A common theme I have found in many YA dystopias is that the young adults involved in the novel are, at times, accused and punished for crimes they did not commit. For example, Katniss Everdeen in the The Hunger Games is forced to endure the Games again, Octavia in The 100 is put in prison for being born, and the students at Central High in After must undergo the same strict rules as Pleasant Valley underwent, after the school shooting at Pleasant Valley. With that in mind, after reading After and hearing of the horrific conditions the students of Central High endured because of a shooting that occurred in another school fifty miles away, I began to wonder, what happens mentally to students who undergo punishment for crimes they never committed?

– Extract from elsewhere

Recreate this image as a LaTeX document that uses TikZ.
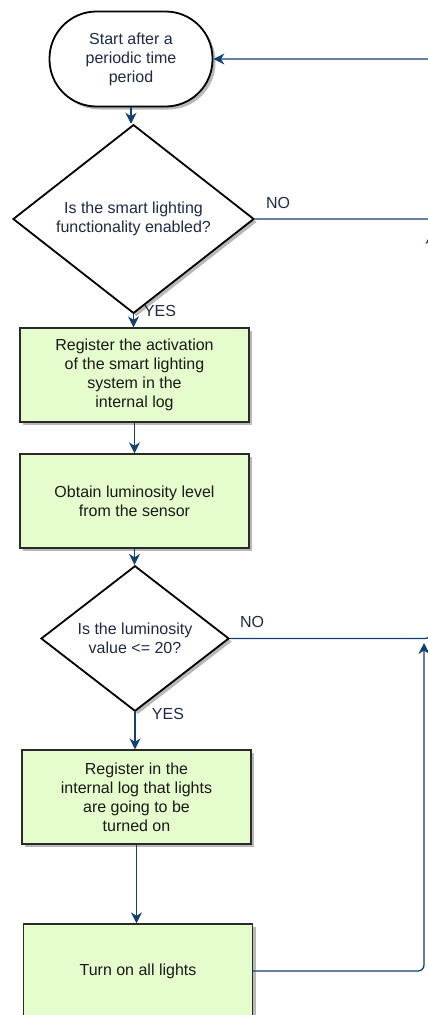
\documentclass[tikz,border=0pt]{standalone}
\usepackage{fontspec}
\setmainfont{Liberation Sans}
\usetikzlibrary{shapes.geometric,shadows,arrows.meta}
\definecolor{flow}{HTML}{12406F}
\definecolor{ink}{HTML}{1E2A44}
\definecolor{leaf}{HTML}{E5FDCC}
\definecolor{frame}{HTML}{2A2A2A}
\begin{document}
\begin{tikzpicture}[x=1pt,y=-1pt,
  font=\fontsize{16}{19}\selectfont,
  softshadow/.style={drop shadow={shadow xshift=3pt,shadow yshift=-3pt,fill=black!28,opacity=1}},
  terminal/.style={draw=black,line width=1.8pt,fill=white,rounded corners=47pt,
    minimum width=163pt,minimum height=95pt,align=center,text=ink,softshadow},
  decision/.style={diamond,draw=black,line width=1.8pt,fill=white,inner sep=0pt,
    align=center,text=ink,softshadow},
  process/.style={rectangle,draw=frame,line width=1.3pt,fill=leaf,
    minimum width=229pt,minimum height=94pt,align=center,text=black!90,softshadow},
  flowline/.style={draw=flow,line width=1.3pt},
  flowarrow/.style={flowline,-{Stealth[length=11pt,width=11pt,inset=3.5pt]}},
  branch/.style={text=ink,inner sep=0pt}]
\useasboundingbox (0,0) rectangle (428,1015);
\clip (0,0) rectangle (428,1015);

% steps of the loop
\node[terminal] (start) at (131,59) {Start after a\\periodic time\\period};
\node[decision,minimum width=241pt,minimum height=148pt] (q1) at (133.5,219)
  {Is the smart lighting\\functionality enabled?};
\node[process] (reg) at (134.5,375)
  {Register the activation\\of the smart lighting\\system in the\\internal log};
\node[process] (lum) at (134.5,501) {Obtain luminosity level\\from the sensor};
\node[decision,minimum width=188pt,minimum height=121pt] (q2) at (135,638.5)
  {Is the luminosity\\value <= 20?};
\node[process] (logon) at (136.5,797)
  {Register in the\\internal log that lights\\are going to be\\turned on};
\node[process] (on) at (138,971) {Turn on all lights};

% branch labels
\node[branch] (no1) at (278,203) {NO};
\node[branch] (yes1) at (160,311) {YES};
\node[branch] (no2) at (252,622) {NO};
\node[branch] (yes2) at (168,714) {YES};

% main sequence, kept vertical
\draw[flowarrow] (start.south) -- (start.south |- q1.north);
\draw[flowarrow] (q1.south) -- (q1.south |- reg.north);
\draw[flowarrow] (reg.south) -- (lum.north);
\draw[flowarrow] (lum.south) -- (lum.south |- q2.north);
\draw[flowarrow] (q2.south) -- (q2.south |- logon.north);
\draw[flowarrow] (logon.south) -- (logon.south |- on.north);

% return paths along the right side
\coordinate (back1) at (442,219);
\coordinate (back1top) at (442,59);
\coordinate (back2) at (431,638.5);
\coordinate (back2end) at (431,233);
\coordinate (back3) at (424,971);
\coordinate (back3end) at (424,643);
\draw[flowarrow,rounded corners=6pt] (q1.east) -- (back1) -- (back1top) -- (start.east);
\draw[flowarrow,rounded corners=6pt] (q2.east) -- (back2) -- (back2end);
\draw[flowarrow,rounded corners=6pt] (on.east) -- (back3) -- (back3end);
\end{tikzpicture}
\end{document}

I know of a student who was taking a math exam at his high school, in which he was not allowed to have any notebooks or his book bag in the classroom with him during the exam. He, without thinking, brought a notebook with him to class and laid it down a few desks away from his desk just to be safe. During the exam, his teacher took the notebook that was laying a few desks away. After the exam was over, the teacher took the notebook to the principal to have the principal determine what the outcome for the student would be. The student was accused of cheating and given a zero for the exam and had to spend two hours in detention. The student was devastated. Anytime the subject was brought up, he would get tears in his eyes and would just confess that he messed up by having the notebook, but confessed he never cheated.
The psychological aspect of treating a person inappropriately because of a crime he or she did not commit is, at times, worse than committing the crime. Students that receive bad grades or have detention because of something that happened to them can take a negative toll on that student. In After, Tom’s character changed as the novel goes on and as the situation at Central High continues to worsen. In the beginning, we see that Tom is a fun, mischievous, and relaxed student who does not truly enjoy school, but endures and makes it fun with his friends, while he can. However, as the year goes on, we begin to see a shift in Tom’s attitude. He becomes irritated and does not enjoy being around anyone as much as he used to; he can’t stand school and eventually gets away from it all.
With all this in mind, my current assumptions about prosecution are swayed towards believing that there are negative implications that come with students who are treated wrongly for crimes they did not commit. Moreover, with more research to come, I believe it will become more clear as to what the actual results are of students who undergo punishment for crimes they did commit, and crimes they did not commit.
Collins, Suzanne. The Hunger Games: Catching Fire. NY, NY, Scholastic Press, 2009.
Francine, Prose. After. New York, NY, Harper Collins Publishers, 2003.
Rothenberg, Jason, et al. “Pilot.” The 100, CW, 19 Mar. 2014.